Family History: Several references to the Gorman surname, in particular, to Jeffrey and Richard Gorman, are recorded in old court documents at Ferryland going back into the 1780s. Although he could have been of either Irish or English origin, Richard Gorman's stature in local law and politics in Ferryland suggests that he was probably Protestant since few Roman Catholics could hold certain offices. However, contrary to that speculation, the Gorman surname did not appear in the Church of England records at Ferryland. It would appear Richard's family members, at least, were Roman Catholics, as suggested by the fact that his daughter Margaret married in the Roman Catholic Church at St. John's in 1824.

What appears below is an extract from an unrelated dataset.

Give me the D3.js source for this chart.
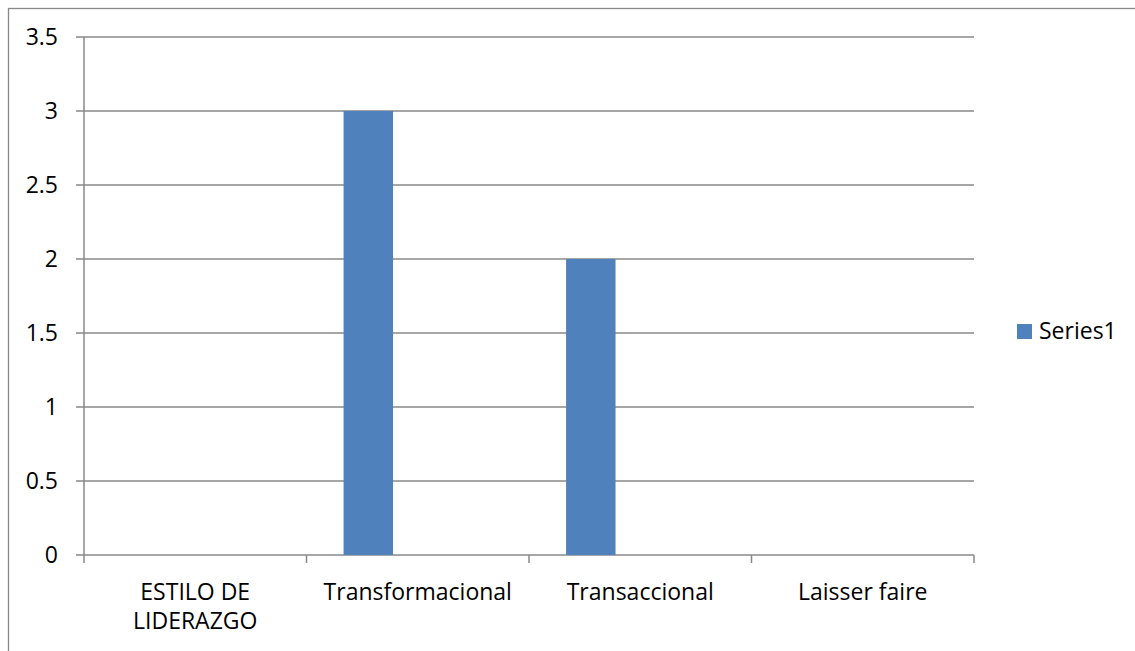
<!DOCTYPE html>
<html lang="es">
<head>
    <meta charset="UTF-8">
    <title>Estilo de liderazgo</title>
    <script src="https://d3js.org/d3.v7.min.js"></script>
    <style>
        body { margin: 0; background: #fff; }
        text { font-family: "Open Sans", Lato, sans-serif; fill: #000; }
    </style>
</head>
<body>
    <div id="chart"></div>
    <script>
        // data
        var categories = ['ESTILO DE LIDERAZGO', 'Transformacional', 'Transaccional', 'Laisser faire'];
        var series1 = [0, 3, 2, 0];
        var yTicks = [0, 0.5, 1, 1.5, 2, 2.5, 3, 3.5];
        var seriesNames = ['Series1'];

        var width = 1135,
            height = 651;
        var plot = { left: 84, right: 974, top: 37, bottom: 555 };
        var grey = '#888888';
        var fs = '23px';

        var svg = d3.select('#chart')
            .append('svg')
            .attr('width', width)
            .attr('height', height);

        // outer chart frame (runs off the picture at right and bottom)
        svg.append('rect')
            .attr('x', 8.5)
            .attr('y', 8.5)
            .attr('width', 1200)
            .attr('height', 700)
            .attr('fill', 'none')
            .attr('stroke', grey)
            .attr('stroke-width', 1.3);

        var x = d3.scaleBand()
            .domain(categories)
            .range([plot.left, plot.right]);

        // excel style: 3 slots per category, gap of 0.75 slot each side
        var slot = d3.scaleBand()
            .domain([0, 1, 2])
            .range([0, x.bandwidth()])
            .paddingInner(0)
            .paddingOuter(0.75);

        var y = d3.scaleLinear()
            .domain([0, 3.5])
            .range([plot.bottom, plot.top]);

        // gridlines + y ticks
        var grid = svg.append('g');
        grid.selectAll('line')
            .data(yTicks)
            .enter()
            .append('line')
            .attr('x1', plot.left - 8)
            .attr('x2', plot.right)
            .attr('y1', d => y(d))
            .attr('y2', d => y(d))
            .attr('stroke', grey)
            .attr('stroke-width', 1.5);

        svg.append('g')
            .selectAll('text')
            .data(yTicks)
            .enter()
            .append('text')
            .attr('x', 58)
            .attr('y', d => y(d))
            .attr('dy', '0.36em')
            .attr('text-anchor', 'end')
            .attr('font-size', fs)
            .text(d => d);

        // y axis line
        svg.append('line')
            .attr('x1', plot.left).attr('x2', plot.left)
            .attr('y1', plot.top).attr('y2', plot.bottom)
            .attr('stroke', grey)
            .attr('stroke-width', 1.5);

        // x ticks at category boundaries
        var bounds = categories.map(c => x(c)).concat([plot.right]);
        svg.append('g')
            .selectAll('line')
            .data(bounds)
            .enter()
            .append('line')
            .attr('x1', d => d).attr('x2', d => d)
            .attr('y1', plot.bottom).attr('y2', plot.bottom + 8)
            .attr('stroke', grey)
            .attr('stroke-width', 1.5);

        // bars
        svg.append('g')
            .selectAll('rect')
            .data(series1)
            .enter()
            .append('rect')
            .attr('x', (d, i) => x(categories[i]) + slot(0))
            .attr('y', d => y(d))
            .attr('width', slot.bandwidth())
            .attr('height', d => y(0) - y(d))
            .attr('fill', '#4f81bd');

        // category labels (wrapped like excel)
        var wrap = { 'ESTILO DE LIDERAZGO': ['ESTILO DE', 'LIDERAZGO'] };
        var labels = svg.append('g')
            .selectAll('text')
            .data(categories)
            .enter()
            .append('text')
            .attr('text-anchor', 'middle')
            .attr('font-size', fs)
            .attr('x', d => x(d) + x.bandwidth() / 2)
            .attr('y', 600);
        labels.each(function (d) {
            var lines = wrap[d] || [d];
            var t = d3.select(this);
            lines.forEach((l, i) => {
                t.append('tspan')
                    .attr('x', x(d) + x.bandwidth() / 2)
                    .attr('dy', i == 0 ? 0 : 29)
                    .text(l);
            });
        });

        // legend
        var legend = svg.append('g')
            .attr('transform', 'translate(1017, 324)');
        legend.selectAll('rect')
            .data(seriesNames)
            .enter()
            .append('rect')
            .attr('width', 15)
            .attr('height', 15)
            .attr('fill', '#4f81bd');
        legend.selectAll('text')
            .data(seriesNames)
            .enter()
            .append('text')
            .attr('x', 22)
            .attr('y', 15)
            .attr('font-size', fs)
            .text(d => d);
    </script>
</body>
</html>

  According to the surviving Voter's Lists, by 1840, there was no listing of the Gorman surname at Ferryland. However, Richard Gorman is listed on the Voter's List at Caplin Bay from 1840 to 1842. No Gormans appear at Caplin Bay, nor anywhere else in Ferryland District, after that year, even though we know that Richard and Bridget had a son named Peter. Robert Carter, in his Journal, explained Richard's later absence from the Voter's Lists when he noted that Richard was found dead in his garden at Caplin Bay in 1841. Since the Crown still owed Richard for his past services, his widow, Bridget, originated a petition in the spring of 1843. Finally, two years later, in April 1845, Bridget Gorman was awarded compensation totalling £66, the equivalent of three years' salary for her late husband.
Local Place Names: Gorman's Hill. The hill on the north side of the Old Woman's Pond, associated with the Gorman presence at Caplin Bay.